For education to play a role for social mobility and against entrenched inequality, we need affirmative action as part of a holistic admissions process. This allows schools to build classes that give students powerful learning experiences and individuals opportunities to convert their academic experience into empowerment beyond the university.

As pleased as I am with this court ruling, I am dismayed that the deadlocked  SCOTUS has stymied President Obama’s efforts to make use of more humane immigration policies for people who have already built lives in communities across the United States. In the coming years, Wesleyan will consider as domestic applicants the undocumented students who have had the great bulk of their schooling in the USA. But I am so sorry their families will continue to live with the threat of deportation because of this ruling.

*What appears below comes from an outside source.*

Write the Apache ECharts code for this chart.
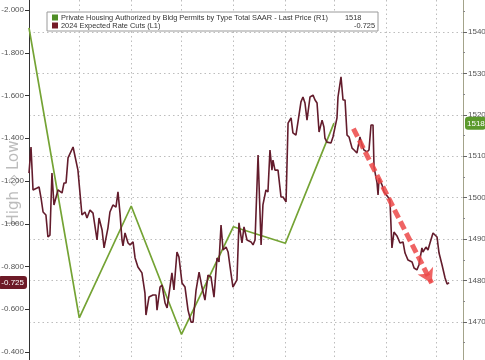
<!DOCTYPE html>
<html><head><meta charset="utf-8">
<script src="https://cdn.jsdelivr.net/npm/echarts@6/dist/echarts.min.js"></script>
<style>html,body{margin:0;padding:0;background:#fff}#c{width:485px;height:360px}</style>
</head><body><div id="c"></div>
<script>
// x positions are days since 2023-08-31
const monthEndDays = [30, 61, 91, 122, 153, 182, 213, 243];
const permitName = 'Private Housing Authorized by Bldg Permits by Type Total SAAR - Last Price (R1)';
const rateName = '2024 Expected Rate Cuts (L1)';
const permitDays = [0, 30, 61, 91, 122, 153, 182];
const permitValues = [1541, 1471, 1498, 1467, 1493, 1489, 1518];
const rateDays = [0,1.2,2.4,4.8,6.0,7.2,8.4,10.1,11.3,12.5,13.7,14.9,17.3,19.7,20.9,22.1,23.3,26.3,29.2,31.6,
33.4,34.6,36.4,38.2,40.6,41.8,43.6,44.8,47.1,48.3,50.1,51.9,53.1,54.3,55.5,56.1,57.3,59.1,60.3,62.1,
63.3,65.0,67.4,69.2,69.8,71.6,74.0,75.8,76.4,78.2,79.4,81.2,82.4,85.3,86.5,88.3,89.5,91.3,93.1,94.9,
96.7,97.9,99.7,101.5,103.2,105.0,106.8,108.6,110.4,112.2,113.4,114.6,115.8,117.6,118.8,120.0,121.7,124.1,125.3,127.1,
128.3,130.1,132.5,133.7,134.9,136.7,138.5,139.6,141.4,142.6,143.8,145.0,145.6,146.8,148.6,150.4,151.6,153.4,154.6,156.4,
157.5,159.3,160.5,162.3,163.5,164.7,165.9,167.7,169.5,170.7,171.9,173.1,174.9,176.0,176.6,177.8,180.2,181.4,183.8,184.4,
186.2,187.4,188.6,189.8,191.0,192.8,194.0,195.1,195.7,197.5,198.7,199.9,201.7,202.9,204.1,205.3,205.9,207.7,208.3,208.9,
210.7,211.9,214.2,215.4,216.6,217.8,219.6,221.4,223.2,224.4,226.2,228.6,229.8,231.5,232.7,234.5,235.1,236.9,238.1,239.3,
241.1,243.5,244.7,246.5,248.3,249.5,250.7];
const rateValues = [-1.237,-1.359,-1.158,-1.167,-1.172,-1.120,-1.055,-1.041,-0.938,-0.947,-1.237,-1.088,-1.158,-1.144,-1.191,-1.191,-1.308,-1.359,-1.251,-1.041,
-1.055,-1.027,-1.064,-1.050,-0.924,-1.027,-0.971,-0.887,-0.980,-1.055,-1.088,-1.078,-1.149,-1.050,-0.924,-0.896,-0.957,-0.910,-0.901,-0.915,
-0.840,-0.798,-0.770,-0.676,-0.573,-0.657,-0.667,-0.667,-0.596,-0.704,-0.713,-0.629,-0.606,-0.770,-0.690,-0.868,-0.844,-0.723,-0.704,-0.596,
-0.540,-0.540,-0.690,-0.774,-0.704,-0.643,-0.760,-0.751,-0.657,-0.840,-0.821,-0.994,-0.877,-0.891,-0.868,-0.798,-0.704,-0.737,-1.004,-0.910,
-0.985,-0.924,-0.915,-0.901,-0.924,-1.322,-0.901,-1.088,-1.158,-1.149,-1.345,-1.251,-1.298,-1.251,-1.251,-1.125,-1.125,-1.102,-1.471,-1.495,
-1.425,-1.415,-1.476,-1.570,-1.593,-1.565,-1.485,-1.593,-1.602,-1.579,-1.565,-1.429,-1.485,-1.453,-1.401,-1.382,-1.378,-1.406,-1.495,-1.593,
-1.687,-1.579,-1.579,-1.415,-1.406,-1.354,-1.345,-1.354,-1.331,-1.406,-1.368,-1.345,-1.336,-1.345,-1.462,-1.462,-1.265,-1.191,-1.135,-1.214,
-1.181,-1.149,-1.125,-1.111,-0.887,-0.961,-0.943,-0.910,-0.915,-0.863,-0.830,-0.821,-0.793,-0.784,-0.807,-0.887,-0.868,-0.891,-0.877,-0.910,
-0.957,-0.938,-0.863,-0.807,-0.746,-0.718,-0.725];
const leftTicks = [-2.0, -1.8, -1.6, -1.4, -1.2, -1.0, -0.8, -0.6, -0.4];
const rightTicks = [1470, 1480, 1490, 1500, 1510, 1520, 1530, 1540];
const rightMinorTicks = [1465, 1475, 1485, 1495, 1505, 1515, 1525, 1535, 1545];
const lastRate = -0.725;
const lastPermit = 1518;
const arrowDays = [193.6, 240.3];
const arrowValues = [-1.445, -0.722];

const chart = echarts.init(document.getElementById('c'), null, {renderer: 'canvas'});
const FONT = 'Liberation Sans';
const leftMin = -2.0468, leftMax = -0.3626;
const rightMin = 1460.83, rightMax = 1547.72;

chart.setOption({
  animation: false,
  backgroundColor: '#ffffff',
  grid: {left: 29, right: 22, top: 0, bottom: 0, containLabel: false, outerBoundsMode: 'none'},
  legend: {
    orient: 'vertical', left: 47, top: 12,
    backgroundColor: '#ffffff', borderColor: '#9a9a9a', borderWidth: 1, borderRadius: 0,
    padding: [2, 3, 2, 5], itemGap: 1, itemWidth: 6, itemHeight: 6, icon: 'rect',
    data: [permitName, rateName],
    formatter: function (name) {
      if (name === permitName) return '{n|' + name + '}{v|' + lastPermit + '}';
      return '{n|' + name + '}{r|' + lastRate.toFixed(3) + '}';
    },
    textStyle: {
      fontFamily: FONT, fontSize: 7.4, color: '#333', padding: [0, 0, 0, -2],
      rich: {
        n: {fontFamily: FONT, fontSize: 7.4, color: '#333', width: 284, lineHeight: 10},
        v: {fontFamily: FONT, fontSize: 7.4, color: '#333', width: 30, lineHeight: 10},
        r: {fontFamily: FONT, fontSize: 7.4, color: '#333', width: 30, align: 'right', lineHeight: 10}
      }
    }
  },
  xAxis: {
    type: 'value', min: 0, max: 259,
    axisLine: {show: false}, axisLabel: {show: false},
    axisTick: {show: false, customValues: monthEndDays},
    splitLine: {show: true, lineStyle: {color: '#bdbdbd', type: [1.5, 3], width: 1}}
  },
  yAxis: [
    {
      type: 'value', position: 'left', inverse: true, min: leftMin, max: leftMax,
      axisLine: {show: true, lineStyle: {color: '#333', width: 1}},
      axisTick: {show: true, inside: false, length: 4, customValues: leftTicks, lineStyle: {color: '#333'}},
      axisLabel: {
        show: true, margin: 2, customValues: leftTicks.concat([lastRate]),
        fontFamily: FONT, fontSize: 8, color: '#555',
        formatter: function (v) {
          if (Math.abs(v - lastRate) < 1e-9) return '{b|' + lastRate.toFixed(3) + '}';
          return '{n|' + v.toFixed(3) + '}';
        },
        rich: {
          n: {fontFamily: FONT, fontSize: 8, color: '#555', padding: [0, 3, 0, 0]},
          b: {fontFamily: FONT, fontSize: 8, color: '#fff', backgroundColor: '#6d1a27', borderRadius: 3, padding: [3, 3, 2, 3]}
        }
      },
      splitLine: {show: false}
    },
    {
      type: 'value', position: 'right', min: rightMin, max: rightMax,
      axisLine: {show: true, lineStyle: {color: '#a3a38a', width: 1}},
      axisTick: {show: true, inside: false, length: 4, customValues: rightTicks, lineStyle: {color: '#666'}},
      axisLabel: {
        show: true, margin: 2, customValues: rightTicks.concat([lastPermit]),
        fontFamily: FONT, fontSize: 8, color: '#555',
        formatter: function (v) {
          if (v === lastPermit) return '{g|' + lastPermit + '}';
          return '{n|' + v + '}';
        },
        rich: {
          n: {fontFamily: FONT, fontSize: 8, color: '#555', padding: [0, 0, 0, 3]},
          g: {fontFamily: FONT, fontSize: 8, color: '#fff', backgroundColor: '#5b9a2c', borderRadius: 3, padding: [3, 1, 2, 2]}
        }
      },
      splitLine: {show: true, lineStyle: {color: '#bdbdbd', type: [1.5, 3], width: 1}}
    },
    {
      type: 'value', position: 'right', min: rightMin, max: rightMax,
      axisLine: {show: false}, axisLabel: {show: false}, splitLine: {show: false},
      axisTick: {show: true, inside: false, length: 2, customValues: rightMinorTicks, lineStyle: {color: '#888'}}
    }
  ],
  graphic: [{
    type: 'text', x: 14, y: 183, rotation: Math.PI / 2, silent: true,
    style: {text: 'High \u25C7 Low', fill: '#bcbcbc', font: '15px "DejaVu Sans"', align: 'center', verticalAlign: 'middle'}
  }],
  series: [
    {
      name: permitName, type: 'line', yAxisIndex: 1, symbol: 'none', smooth: false,
      itemStyle: {color: '#4e8d25'},
      lineStyle: {color: '#74a334', width: 1.7},
      data: permitDays.map((d, i) => [d, permitValues[i]])
    },
    {
      name: rateName, type: 'line', yAxisIndex: 0, symbol: 'none', smooth: false,
      itemStyle: {color: '#741b27'},
      lineStyle: {color: '#631c2c', width: 1.6},
      data: rateDays.map((d, i) => [d, rateValues[i]]),
      markLine: {
        silent: true, animation: false,
        symbol: ['none', 'arrow'], symbolSize: [13, 14],
        label: {show: false},
        lineStyle: {color: '#ec4848', width: 5, type: [9, 4], opacity: 0.85},
        data: [[{coord: [arrowDays[0], arrowValues[0]]}, {coord: [arrowDays[1], arrowValues[1]]}]]
      }
    }
  ]
});
</script>
</body></html>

It’s up to all of us to make what Carol Geary Schneider, outgoing president of the Association of American Colleges and Universities, has called “constructive engagement with difference.” I’ll end this post with her good words:

Even as we celebrate this important Supreme Court decision affirming campus diversity as a compelling educational interest, therefore, I urge educators across the country to recommit to the hard work of holding our institutions, our students, our faculty, and ourselves responsible for helping students achieve this essential capacity—constructive engagement with difference—that a quality college education includes. Creating a diverse campus community is the first step to achieving this goal; preparing students to work productively across difference—whatever their major—is the next critical frontier in higher education’s long-term efforts to make excellence inclusive.